Since franchisees already understand the business, Caribou’s in-store training focuses on the day-to-day operations and how the company works with its franchisees, Walls said. The training program is at its headquarters in Minneapolis where operators are “elbows to elbows with our team members,” Walls said.
Caribou also offers another layer of training for a franchisee’s general manager who can then train their own colleagues without the franchisee having to send every other GM to Minneapolis for training as well. This would allow the franchisee to become more autonomous over time, Walls said. General manager training depends on their level of expertise. Caribou also has daily interactions with its operators and meetings throughout the year.
“We always are training and coaching our franchisees on the way that we conduct our business, with our vendors [and] with one another,” Walls said. “We want to make sure that we have a high level of trust with our franchisees.”
The company is also open to feedback from operators about how their experience with other concepts could improve Caribou.
“When we hear things that really resonate with us, we look for the opportunity to fold that into how we operate, because we want the franchisees to have a high level of ownership and feel like this is their brand,” Walls said “And the best way to do that is [to] allow them to give us feedback and incorporate that feedback where we think [it] makes sense.”
Development plans: The company has already signed multiple deals with franchisees to open 300 units within the next five to seven years, Walls said.
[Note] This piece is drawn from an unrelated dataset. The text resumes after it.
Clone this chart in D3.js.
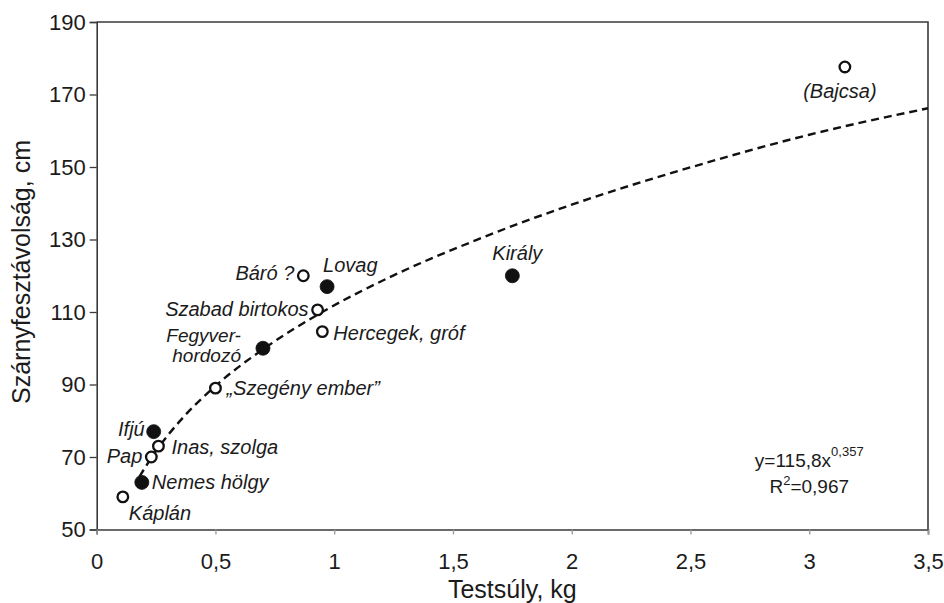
<!DOCTYPE html>
<html>
<head>
<meta charset="utf-8">
<script src="https://cdn.jsdelivr.net/npm/d3@7"></script>
<style>
body{margin:0;background:#fff;}
text{font-family:"Liberation Sans",Arial,sans-serif;fill:#1b1b1b;}
</style>
</head>
<body>
<svg id="chart" width="944" height="603"></svg>
<script>
// ---------------------------------------- DATA ----------------------------------------
var names     = ["Káplán","Nemes hölgy","Pap","Inas, szolga","Ifjú","„Szegény ember”","Fegyver-\nhordozó","Szabad birtokos","Hercegek, gróf","Báró ?","Lovag","Király","(Bajcsa)"];
var weights   = [0.11, 0.19, 0.23, 0.26, 0.24, 0.50, 0.70, 0.93, 0.95, 0.87, 0.97, 1.75, 3.15];
var wingspans = [59, 63, 70, 73, 77, 89, 100, 110.6, 104.6, 120, 117, 120, 177.6];
var filled    = [false, true, false, false, true, false, true, false, false, false, true, true, false];

// dashed power trend, sampled along the drawn curve
var trendX = [0.18, 0.25, 0.35, 0.5, 0.7, 0.95, 1.25, 1.6, 2.0, 2.5, 3.0, 3.5];
var trendY = [64.6, 71.7, 79.9, 89.6, 99.7, 110.0, 120.1, 129.9, 139.6, 149.9, 158.9, 166.2];

var xTicks = [0, 0.5, 1, 1.5, 2, 2.5, 3, 3.5];
var yTicks = [50, 70, 90, 110, 130, 150, 170, 190];

var eqMain = "y=115,8x", eqExp = "0,357", r2Val = "=0,967";

// ---------------------------------------- LAYOUT ----------------------------------------
var X_LEFT = 96.7, X_RIGHT = 928, Y_TOP = 22, Y_BOTTOM = 529.5;
var AXIS_COLOR = "#3a3a3a";

var svg = d3.select("#chart");
var x = d3.scaleLinear().domain([0, 3.5]).range([X_LEFT, X_RIGHT]);
var y = d3.scaleLinear().domain([50, 190]).range([Y_BOTTOM, Y_TOP]);

function _fmt(d){ return String(d).replace(".", ","); }

// label offsets per point: dx, dy(first baseline), anchor
var LABEL_POS = [
	[6, 23, "start"],   // Káplán
	[10, 7, "start"],   // Nemes hölgy
	[-9, 6, "end"],     // Pap
	[13, 8, "start"],   // Inas, szolga
	[-9, 4, "end"],     // Ifjú
	[11, 7, "start"],   // Szegény ember
	[-22, -6, "end"],   // Fegyver-hordozó
	[-9, 6, "end"],     // Szabad birtokos
	[11, 8, "start"],   // Hercegek, gróf
	[-9, 4, "end"],     // Báró ?
	[-4, -15, "start"], // Lovag
	[5, -16, "middle"], // Király
	[-5, 31, "middle"]  // Bajcsa
];

// ---------------------------------------- AXES ----------------------------------------
function drawAxes(){
	var gy = svg.append("g").attr("transform", "translate(" + X_LEFT + ",0)")
		.call(d3.axisLeft(y).tickValues(yTicks).tickSize(7).tickPadding(4).tickFormat(_fmt));
	var gx = svg.append("g").attr("transform", "translate(0," + Y_BOTTOM + ")")
		.call(d3.axisBottom(x).tickValues(xTicks).tickSize(5).tickPadding(19).tickFormat(_fmt));

	[gx, gy].forEach(function(g){
		g.select(".domain").attr("stroke", AXIS_COLOR).attr("stroke-width", 1.6);
		g.selectAll(".tick line").attr("stroke", AXIS_COLOR).attr("stroke-width", 1.3);
		g.selectAll(".tick text").style("font-size", "22px").attr("fill", "#1b1b1b");
	});
	gx.selectAll(".tick line").attr("stroke", "#9a9a9a");

	// box around the plot
	svg.append("path")
		.attr("d", "M" + X_LEFT + "," + Y_TOP + "H" + X_RIGHT + "V" + Y_BOTTOM)
		.attr("fill", "none")
		.attr("stroke", AXIS_COLOR)
		.attr("stroke-width", 1.6);

	svg.append("text")
		.text("Testsúly, kg")
		.attr("x", (X_LEFT + X_RIGHT) / 2)
		.attr("y", 598)
		.style("font-size", "25px")
		.style("text-anchor", "middle");

	svg.append("text")
		.text("Szárnyfesztávolság, cm")
		.attr("transform", "translate(30," + 272 + ") rotate(-90)")
		.style("font-size", "25px")
		.style("text-anchor", "middle");
}

// ---------------------------------------- TREND + POINTS ----------------------------------------
function drawTrend(){
	var line = d3.line()
		.x(function(d){ return x(d[0]); })
		.y(function(d){ return y(d[1]); })
		.curve(d3.curveMonotoneX);

	svg.append("path")
		.datum(d3.zip(trendX, trendY))
		.attr("d", line)
		.attr("fill", "none")
		.attr("stroke", "#111")
		.attr("stroke-width", 2.4)
		.attr("stroke-dasharray", "8,5");
}

function drawPoints(){
	var pts = names.map(function(n, i){
		return {name: n, w: weights[i], s: wingspans[i], filled: filled[i], pos: LABEL_POS[i]};
	});

	svg.append("g").selectAll("circle")
		.data(pts)
		.enter()
		.append("circle")
		.attr("cx", function(d){ return x(d.w); })
		.attr("cy", function(d){ return y(d.s); })
		.attr("r", function(d){ return d.filled ? 7 : 5.3; })
		.attr("fill", function(d){ return d.filled ? "#111" : "#fff"; })
		.attr("stroke", "#111")
		.attr("stroke-width", function(d){ return d.filled ? 0.8 : 2.3; });

	var labels = svg.append("g");
	pts.forEach(function(d){
		var _lines = d.name.split("\n");
		_lines.forEach(function(l, k){
			// one text per line so the wrapped label stays two separate rows
			labels.append("text")
				.text(l)
				.attr("x", x(d.w) + d.pos[0])
				.attr("y", y(d.s) + d.pos[1] + k * 20)
				.style("font-size", _lines.length > 1 ? "19px" : "20px")
				.style("font-style", "italic")
				.style("text-anchor", d.pos[2]);
		});
	});
}

function drawEquation(){
	var _cx = x(3.0);
	var t1 = svg.append("text")
		.attr("x", _cx)
		.attr("y", y(67.2))
		.style("font-size", "19px")
		.style("text-anchor", "middle");
	t1.append("tspan").text(eqMain);
	t1.append("tspan").attr("dy", -11).style("font-size", "13px").text(eqExp);

	var t2 = svg.append("text")
		.attr("x", _cx)
		.attr("y", y(60))
		.style("font-size", "19px")
		.style("text-anchor", "middle");
	t2.append("tspan").text("R");
	t2.append("tspan").attr("dy", -8).style("font-size", "13px").text("2");
	t2.append("tspan").attr("dy", 8).text(r2Val);
}

drawAxes();
drawTrend();
drawPoints();
drawEquation();
</script>
</body>
</html>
These agreements were for stores in Missouri, Michigan, Ohio and Florida, which Walls said creates a lot of infill opportunities. Caribou is also talking to potential candidates in the Midwest and Southeast. The company is planning to move West and into the Southwest, as well, and has already seen some interest in Arizona, Texas and Colorado. Caribou Coffee offers two store designs: a drive-thru-only concept with no dining room that is about 600 square feet and a traditional store that is about 1,600 to 1,800 square feet.
Ideal franchisees: Caribou Coffee is seeking experienced, multi-unit operators that have sophisticated systems and knowledge of the areas they would like to develop, Walls said. The operators would be willing to develop 25 stores or more in an area where they already have successful operations and they are able to use other resources and knowledge to run Caribou Coffee units, he said.